> [Brief]: Your task is to gather the lines below that hold the string "this".

> [Records provided]:

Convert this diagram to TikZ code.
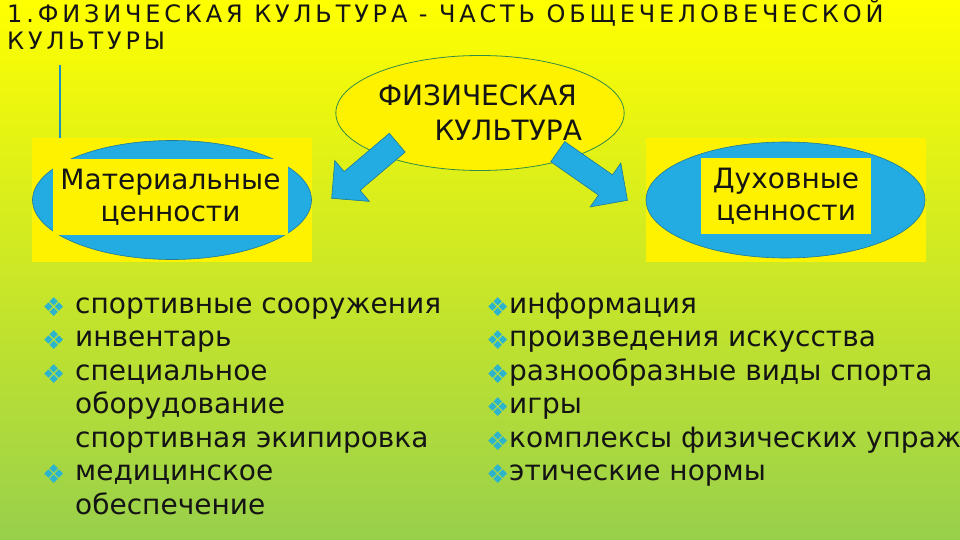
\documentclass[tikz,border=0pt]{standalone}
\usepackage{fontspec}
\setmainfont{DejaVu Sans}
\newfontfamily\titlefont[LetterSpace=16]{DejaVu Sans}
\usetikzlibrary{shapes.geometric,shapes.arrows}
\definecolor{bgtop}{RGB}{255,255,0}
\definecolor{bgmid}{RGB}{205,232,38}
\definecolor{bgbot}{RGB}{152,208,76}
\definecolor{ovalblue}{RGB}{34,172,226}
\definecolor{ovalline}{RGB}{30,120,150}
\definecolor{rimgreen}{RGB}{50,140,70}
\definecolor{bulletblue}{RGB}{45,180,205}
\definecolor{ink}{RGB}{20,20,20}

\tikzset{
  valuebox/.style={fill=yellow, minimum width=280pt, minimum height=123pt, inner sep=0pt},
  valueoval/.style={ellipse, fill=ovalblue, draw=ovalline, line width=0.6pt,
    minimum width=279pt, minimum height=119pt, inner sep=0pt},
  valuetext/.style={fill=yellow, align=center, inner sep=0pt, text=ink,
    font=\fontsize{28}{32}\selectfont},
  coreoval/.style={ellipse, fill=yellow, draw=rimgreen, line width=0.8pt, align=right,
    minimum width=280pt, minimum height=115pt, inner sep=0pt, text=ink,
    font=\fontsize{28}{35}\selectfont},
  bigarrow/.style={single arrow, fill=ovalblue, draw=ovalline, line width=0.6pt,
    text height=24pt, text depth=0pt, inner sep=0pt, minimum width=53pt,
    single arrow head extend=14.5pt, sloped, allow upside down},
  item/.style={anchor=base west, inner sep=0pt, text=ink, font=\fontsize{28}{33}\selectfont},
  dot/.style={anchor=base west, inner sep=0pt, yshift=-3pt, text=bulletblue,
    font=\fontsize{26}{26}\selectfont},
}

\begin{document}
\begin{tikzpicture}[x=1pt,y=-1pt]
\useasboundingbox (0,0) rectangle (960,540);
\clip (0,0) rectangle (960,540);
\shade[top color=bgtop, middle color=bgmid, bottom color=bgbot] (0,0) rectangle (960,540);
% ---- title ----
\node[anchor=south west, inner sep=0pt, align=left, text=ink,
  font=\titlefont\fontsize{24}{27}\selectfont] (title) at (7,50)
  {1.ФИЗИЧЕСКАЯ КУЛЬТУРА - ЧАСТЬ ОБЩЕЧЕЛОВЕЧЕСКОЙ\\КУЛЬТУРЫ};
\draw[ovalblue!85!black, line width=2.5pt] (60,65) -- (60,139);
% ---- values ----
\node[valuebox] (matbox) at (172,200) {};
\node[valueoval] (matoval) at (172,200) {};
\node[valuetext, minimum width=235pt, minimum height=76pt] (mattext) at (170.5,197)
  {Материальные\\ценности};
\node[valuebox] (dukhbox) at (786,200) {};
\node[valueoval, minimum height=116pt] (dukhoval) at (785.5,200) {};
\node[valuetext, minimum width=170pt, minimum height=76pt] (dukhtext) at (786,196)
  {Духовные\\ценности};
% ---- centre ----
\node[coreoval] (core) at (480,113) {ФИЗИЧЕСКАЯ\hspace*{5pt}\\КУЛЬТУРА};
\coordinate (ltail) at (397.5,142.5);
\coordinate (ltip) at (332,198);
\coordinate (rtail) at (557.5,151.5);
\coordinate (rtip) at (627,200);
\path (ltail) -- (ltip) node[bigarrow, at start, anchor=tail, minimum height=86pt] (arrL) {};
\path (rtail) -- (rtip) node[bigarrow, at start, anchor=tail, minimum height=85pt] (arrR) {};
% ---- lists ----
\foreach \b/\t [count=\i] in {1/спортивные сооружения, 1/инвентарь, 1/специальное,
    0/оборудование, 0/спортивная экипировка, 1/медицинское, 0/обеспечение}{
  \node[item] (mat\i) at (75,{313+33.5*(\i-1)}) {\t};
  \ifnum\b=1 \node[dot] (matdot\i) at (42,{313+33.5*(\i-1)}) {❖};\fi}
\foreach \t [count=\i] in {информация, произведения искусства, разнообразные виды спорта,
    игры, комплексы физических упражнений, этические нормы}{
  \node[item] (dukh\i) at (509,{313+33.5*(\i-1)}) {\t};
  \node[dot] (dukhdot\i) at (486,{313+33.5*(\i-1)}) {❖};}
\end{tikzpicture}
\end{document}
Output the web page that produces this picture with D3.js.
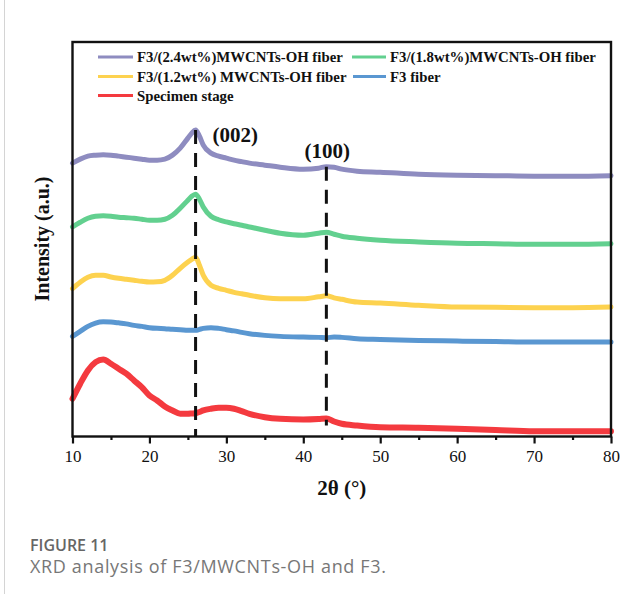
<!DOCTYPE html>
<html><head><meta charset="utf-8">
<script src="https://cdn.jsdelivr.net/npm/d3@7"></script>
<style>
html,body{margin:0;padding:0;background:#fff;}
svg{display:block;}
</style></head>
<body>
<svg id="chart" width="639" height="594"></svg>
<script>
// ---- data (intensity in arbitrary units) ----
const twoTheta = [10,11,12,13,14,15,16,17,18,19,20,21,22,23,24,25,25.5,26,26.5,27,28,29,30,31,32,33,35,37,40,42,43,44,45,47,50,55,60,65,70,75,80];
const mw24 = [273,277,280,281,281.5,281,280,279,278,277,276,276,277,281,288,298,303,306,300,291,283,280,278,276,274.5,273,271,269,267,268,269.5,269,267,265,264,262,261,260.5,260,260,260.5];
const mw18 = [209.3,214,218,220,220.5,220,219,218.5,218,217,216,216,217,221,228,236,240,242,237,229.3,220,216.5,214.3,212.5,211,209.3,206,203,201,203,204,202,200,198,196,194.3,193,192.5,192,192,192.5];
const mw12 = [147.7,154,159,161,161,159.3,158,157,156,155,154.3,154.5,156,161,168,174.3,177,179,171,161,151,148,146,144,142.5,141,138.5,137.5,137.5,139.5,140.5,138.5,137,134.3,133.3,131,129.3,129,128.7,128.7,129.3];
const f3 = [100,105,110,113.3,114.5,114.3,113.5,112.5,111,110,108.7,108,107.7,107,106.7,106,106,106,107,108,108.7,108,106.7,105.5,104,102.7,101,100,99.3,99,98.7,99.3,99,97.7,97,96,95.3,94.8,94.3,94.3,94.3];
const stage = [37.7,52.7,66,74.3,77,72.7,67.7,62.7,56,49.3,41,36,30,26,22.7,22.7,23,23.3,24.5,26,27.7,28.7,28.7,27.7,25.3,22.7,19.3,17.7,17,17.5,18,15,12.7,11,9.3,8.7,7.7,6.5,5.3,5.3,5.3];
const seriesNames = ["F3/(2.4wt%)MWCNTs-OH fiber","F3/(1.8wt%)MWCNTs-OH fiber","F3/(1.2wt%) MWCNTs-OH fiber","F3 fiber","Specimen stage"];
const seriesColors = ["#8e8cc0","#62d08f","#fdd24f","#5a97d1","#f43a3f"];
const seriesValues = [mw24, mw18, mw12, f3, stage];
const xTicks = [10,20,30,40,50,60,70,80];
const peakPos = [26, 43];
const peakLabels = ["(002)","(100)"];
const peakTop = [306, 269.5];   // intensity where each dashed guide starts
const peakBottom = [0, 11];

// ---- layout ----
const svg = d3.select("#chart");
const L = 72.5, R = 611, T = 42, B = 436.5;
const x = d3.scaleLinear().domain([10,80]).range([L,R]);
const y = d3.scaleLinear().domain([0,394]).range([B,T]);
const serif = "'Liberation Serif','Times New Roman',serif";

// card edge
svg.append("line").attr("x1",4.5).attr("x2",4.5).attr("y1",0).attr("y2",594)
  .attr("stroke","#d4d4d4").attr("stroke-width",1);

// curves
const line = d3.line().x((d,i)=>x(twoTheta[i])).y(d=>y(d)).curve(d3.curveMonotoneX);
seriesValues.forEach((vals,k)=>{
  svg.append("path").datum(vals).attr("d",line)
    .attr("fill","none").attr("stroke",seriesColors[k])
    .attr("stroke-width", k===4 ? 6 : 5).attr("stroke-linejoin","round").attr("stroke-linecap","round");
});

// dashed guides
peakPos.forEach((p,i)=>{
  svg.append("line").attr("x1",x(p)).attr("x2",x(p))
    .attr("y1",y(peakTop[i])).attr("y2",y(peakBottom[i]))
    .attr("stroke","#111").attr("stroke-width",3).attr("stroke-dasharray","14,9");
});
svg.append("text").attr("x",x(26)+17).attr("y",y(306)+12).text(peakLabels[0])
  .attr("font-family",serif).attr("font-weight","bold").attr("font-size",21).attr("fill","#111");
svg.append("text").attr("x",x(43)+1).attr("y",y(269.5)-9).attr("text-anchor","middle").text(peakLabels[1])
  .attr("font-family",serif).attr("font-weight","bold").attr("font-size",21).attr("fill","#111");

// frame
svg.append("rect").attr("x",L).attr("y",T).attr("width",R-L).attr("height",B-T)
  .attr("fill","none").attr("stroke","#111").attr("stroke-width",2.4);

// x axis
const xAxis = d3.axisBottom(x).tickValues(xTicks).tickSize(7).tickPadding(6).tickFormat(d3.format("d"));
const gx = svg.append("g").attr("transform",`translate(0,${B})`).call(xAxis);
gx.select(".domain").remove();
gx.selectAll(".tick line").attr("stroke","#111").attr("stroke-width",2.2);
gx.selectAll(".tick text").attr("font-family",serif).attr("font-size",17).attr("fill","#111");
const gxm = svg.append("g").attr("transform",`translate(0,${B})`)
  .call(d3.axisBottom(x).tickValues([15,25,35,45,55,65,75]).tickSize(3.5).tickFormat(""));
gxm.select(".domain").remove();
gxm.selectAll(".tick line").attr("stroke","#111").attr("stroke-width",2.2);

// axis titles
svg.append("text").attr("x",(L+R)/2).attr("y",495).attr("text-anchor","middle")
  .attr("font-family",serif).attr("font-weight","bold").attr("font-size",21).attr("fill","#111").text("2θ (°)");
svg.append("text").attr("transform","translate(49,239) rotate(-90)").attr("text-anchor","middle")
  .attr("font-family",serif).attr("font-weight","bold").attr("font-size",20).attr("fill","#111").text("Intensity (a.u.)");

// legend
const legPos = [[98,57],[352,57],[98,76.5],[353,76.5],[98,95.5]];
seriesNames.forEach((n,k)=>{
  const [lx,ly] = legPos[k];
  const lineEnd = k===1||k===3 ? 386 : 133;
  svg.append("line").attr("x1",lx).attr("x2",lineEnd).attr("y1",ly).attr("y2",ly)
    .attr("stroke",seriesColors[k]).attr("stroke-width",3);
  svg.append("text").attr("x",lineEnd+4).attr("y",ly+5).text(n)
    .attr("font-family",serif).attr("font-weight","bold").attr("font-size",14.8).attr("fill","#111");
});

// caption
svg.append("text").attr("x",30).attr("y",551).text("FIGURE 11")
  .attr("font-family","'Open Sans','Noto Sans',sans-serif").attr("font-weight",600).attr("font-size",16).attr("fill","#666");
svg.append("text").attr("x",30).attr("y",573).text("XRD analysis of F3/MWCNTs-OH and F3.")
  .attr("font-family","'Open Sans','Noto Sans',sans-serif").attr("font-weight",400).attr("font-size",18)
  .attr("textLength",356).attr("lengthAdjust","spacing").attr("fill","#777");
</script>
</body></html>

> [Expected answer]:
Convert this diagram to TikZ code.
Output the web page that produces this picture with D3.js.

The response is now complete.